Question

evaluate the integral. (use c for the constant of integration.) ∫ tan^3(x)sec^6(x)dxI am stuck on the first step.According to my book, it says "if the power of the secant is even, save a factor of sec^2(x) and use sec^2(x) = 1 + tan^2(x) to express the remaining factors in terms of tan(x)If the power of tangent is odd, save a factor of sec(x)tan(x) and use tan^2(x) = sec^2(x) - 1 to express the remaining factors in terms of sec(x).The power of tangent is odd and the power of secant is even, what should I do next? Can I apply both rules to the equation? Or will it be wrong?

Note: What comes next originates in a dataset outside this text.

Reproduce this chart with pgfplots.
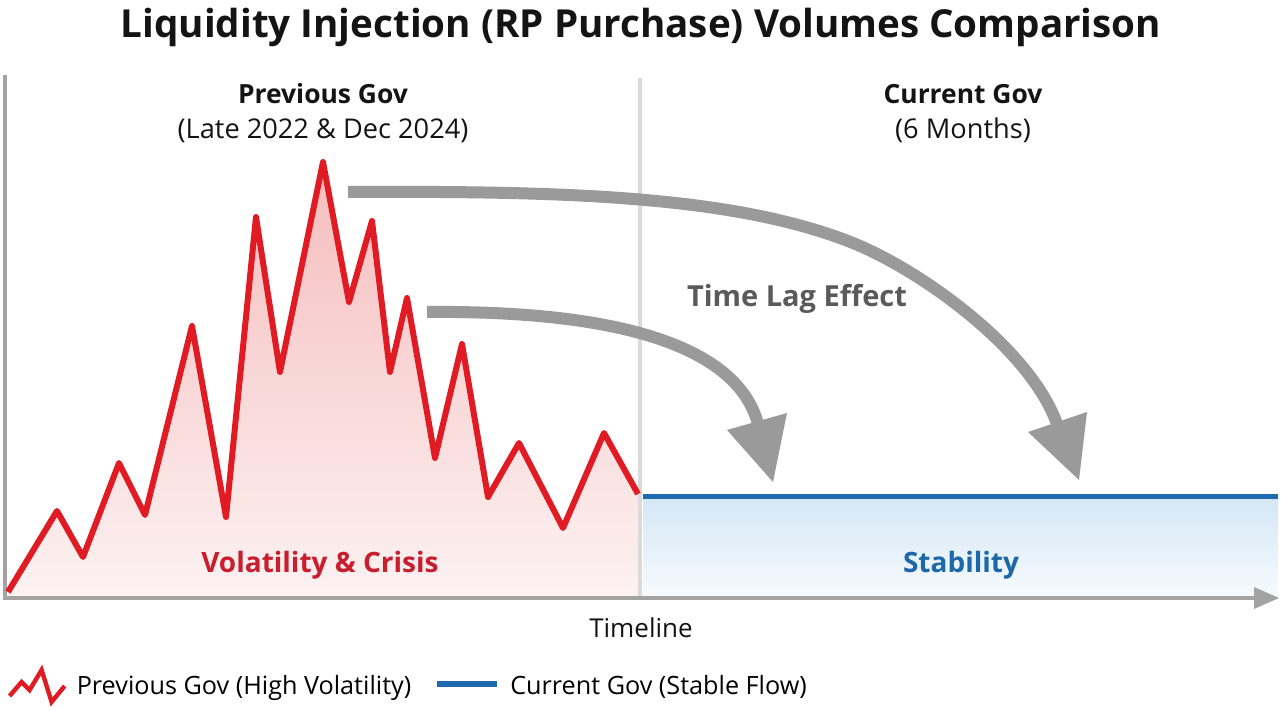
\documentclass[border=0pt]{standalone}
\usepackage{fontspec}
\setmainfont{Open Sans}
\usepackage{pgfplots}
\pgfplotsset{compat=1.18}
\usepackage{pgfplotstable}

\definecolor{redline}{HTML}{E01B24}
\definecolor{redtext}{HTML}{C81E2E}
\definecolor{blueline}{HTML}{1F6AAE}
\definecolor{bluetext}{HTML}{1C68A8}
\definecolor{arrowgray}{HTML}{9A9A9A}
\definecolor{axisgray}{HTML}{A3A3A3}
\definecolor{divgray}{HTML}{DADADA}
\definecolor{lagtext}{HTML}{5A5A5A}
\definecolor{redtop}{RGB}{245,188,188}
\definecolor{redbot}{RGB}{253,242,242}
\definecolor{bluetop}{RGB}{212,231,245}
\definecolor{bluebot}{RGB}{247,251,254}
\definecolor{ink}{HTML}{141414}

\newcommand\fs[1]{\fontsize{#1}{#1}\selectfont}

% heights above the timeline axis
\pgfplotstableread{
x y
8 6
57 87
83 41
119 135
145 83
192 272
226 81
256 381
280 226
323 436
349 296
372 377
390 226
407 300
435 140
462 254
488 101
519 155
563 70
604 165
638 104
}\prevgov

\pgfplotstableread{
x y
643 101
1278 101
}\curgov

\begin{document}
\begin{tikzpicture}
\begin{axis}[
  scale only axis, width=640.5pt, height=355.5pt,
  xmin=0, xmax=1281, ymin=-113, ymax=598,
  hide axis, clip=false,
  legend columns=2,
  legend style={at={(axis cs:7,-88)}, anchor=west, draw=none, fill=none,
    font=\fs{12.6}, inner sep=0pt,
    /tikz/every odd column/.append style={column sep=3pt},
    /tikz/every even column/.append style={column sep=9.5pt}},
]
\path (axis cs:0,-113) rectangle (axis cs:1281,598);

% area fills
\addplot[draw=none, top color=redtop, bottom color=redbot, forget plot] table {\prevgov} \closedcycle;
\addplot[draw=none, top color=bluetop, bottom color=bluebot, forget plot] table {\curgov} \closedcycle;

% divider and axes
\draw[divgray, line width=2pt] (axis cs:640,520) -- (axis cs:640,0);
\draw[axisgray, line width=1.75pt] (axis cs:5,523) -- (axis cs:5,0) -- (axis cs:1258,0);
\fill[axisgray] (axis cs:1254,11) -- (axis cs:1279,0) -- (axis cs:1254,-11) -- cycle;

% series
\addplot[redline, line width=3pt, line join=round,
  legend image code/.code={\draw[redline, line width=2.2pt, line join=miter]
    (0pt,-5pt)--(6pt,2pt)--(10pt,-2pt)--(16pt,8pt)--(21pt,-8pt)--(27.5pt,0pt);}]
  table {\prevgov};
\addlegendentry{Previous Gov (High Volatility)}
\addplot[blueline, line width=2.5pt,
  legend image code/.code={\draw[blueline, line width=3pt] (0pt,1pt)--(30pt,1pt);}]
  table {\curgov};
\addlegendentry{Current Gov (Stable Flow)}

% time lag arrows
\draw[arrowgray, line width=6pt]
  (axis cs:348,406) .. controls (axis cs:560,407) and (axis cs:733,403) .. (axis cs:853,355)
  .. controls (axis cs:920,328) and (axis cs:1030,250) .. (axis cs:1057,174);
\fill[arrowgray] (axis cs:1028,166) -- (axis cs:1079,118) -- (axis cs:1087,186) -- cycle;
\draw[arrowgray, line width=6pt]
  (axis cs:427,286) .. controls (axis cs:660,288) and (axis cs:742,235) .. (axis cs:758,174);
\fill[arrowgray] (axis cs:727,168) -- (axis cs:773,116) -- (axis cs:787,185) -- cycle;

% texts
\node[anchor=base, ink, font=\bfseries\fs{19.3}] at (axis cs:641,560) {Liquidity Injection (RP Purchase) Volumes Comparison};
\node[anchor=base, ink, font=\bfseries\fs{13.2}] at (axis cs:323,494) {Previous Gov};
\node[anchor=base, ink, font=\fs{13.6}] at (axis cs:323,459) {(Late 2022 \& Dec 2024)};
\node[anchor=base, ink, font=\bfseries\fs{13.2}] at (axis cs:963,494) {Current Gov};
\node[anchor=base, ink, font=\fs{13.6}] at (axis cs:963,459) {(6 Months)};
\node[anchor=base, lagtext, font=\bfseries\fs{14.5}] at (axis cs:797,291) {Time Lag Effect};
\node[anchor=base, redtext, font=\bfseries\fs{14}] at (axis cs:320,25) {Volatility \& Crisis};
\node[anchor=base, bluetext, font=\bfseries\fs{14}] at (axis cs:961,25) {Stability};
\node[anchor=base, ink, font=\fs{13}] at (axis cs:641,-40) {Timeline};
\end{axis}
\end{tikzpicture}
\end{document}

Please show steps and help guide me.

Answer 1

`\displaystyle {(sec^8(x))/(8)-(sec^6(x))/(6)+C}`

Explanation:

`\displaystyle \int {\tan^3(x)\sec^6(x)} \, dx\\\\=\int {\tan^2(x)\sec^5(x)\tan(x)\sec(x)} \, dx\\=\int {\bigr(\sec^2(x)-1\bigr)\sec^5(x)\tan(x)\sec(x)} \, dx\\`

Now let
`u=\sec(x)` and
`du=\tan(x)\sec(x)dx`:

`\displaystyle \int {\bigr(u^2-1\bigr)u^5} \, du\\\\=\int {u^7-u^5} \, du\\\\=(u^8)/(8)-(u^6)/(6)+C\\\\=\bold{(sec^8(x))/(8)-(sec^6(x))/(6)+C}`

So, because the tangent term was odd and the secant term was even, we had to break it up so we could have the factor sec(x)tan(x), and then turn tan²(x) into sec²(x)-1. Also, because the derivative of sec(x) is sec(x)tan(x), the substitution becomes really simple as you see above.